Less than one year after a catastrophic spill in the Gulf of Mexico from a broken BP-operated oil platform, the British petroleum giant is asking federal regulators for permission to resume drilling again, according to several reports.
The news of BP's request to reenter the Gulf comes fresh on the heels of another report that Transocean Ltd. gave its top executives large bonuses for achieving the "best year in safety performance in our company's history", despite the explosion of its oil rig - which BP had leased - that killed 11 people and spilled 200 million gallons of oil into the Gulf of Mexico.
A commission appointed by President Barack Obama earlier this year said the explosion was caused by a series of time and money-saving decisions by Transocean, BP and oil services company Halliburton Inc. that created an unacceptable amount of risk.
Perhaps because of that finding, BP is only seeking permission to resume drilling on 10 existing wells in exchange for stricter regulatory rules, The New York Times reports.
However, according to the British daily the Financial Times, the deal between BP and U.S. regulators has already been struck, and the drilling could resume as early as July. The deal includes a clause which allows 24-hour access by government overseers, as well as detailed plans in case of an accident or emergency, including what lessons it learned from last year's disaster.
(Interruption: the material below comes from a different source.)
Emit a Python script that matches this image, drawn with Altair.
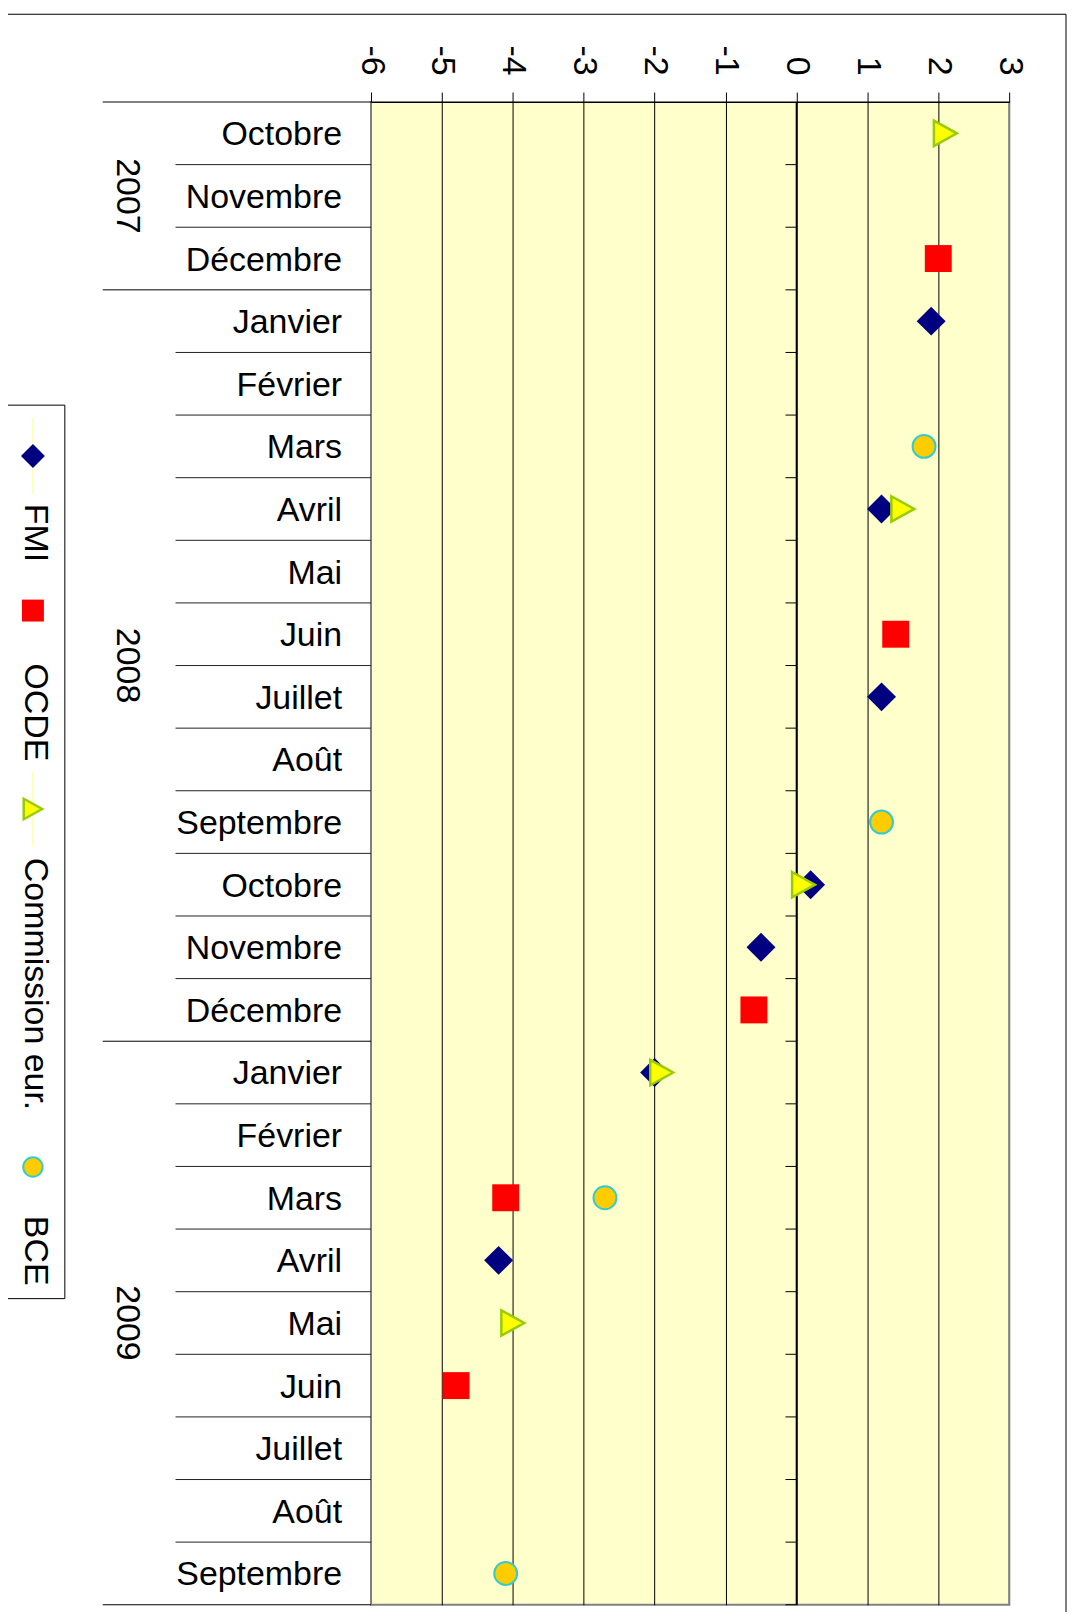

BP is "the biggest license holder in the Gulf and has more than 20 fields there," the Financial Times reports.
Meanwhile, in its report on the executive bonuses, Transocean noted "the tragic loss of life" in the Gulf when the rig operated by BP exploded last April. But it said the company still had an "exemplary" safety record because it met or exceeded certain internal safety targets concerning the frequency and severity of its accidents, according to the filing with the Securities and Exchange Commission on Friday.
As for the areas most devastated by the spill, both the tourism and fishing industries have expressed cautious optimism about their prospects for recovery.
"With the (survey) numbers we're getting, we can't discount the fact that there is still some perception of an (oil) issue out there. But the anecdotal data that we're getting is that's getting better as time goes on," said Colette Boehm, special projects director for Gulf Shores and Orange Beach Tourism in Alabama, where oil and tar balls stained parts of the 32 miles of coastline last summer.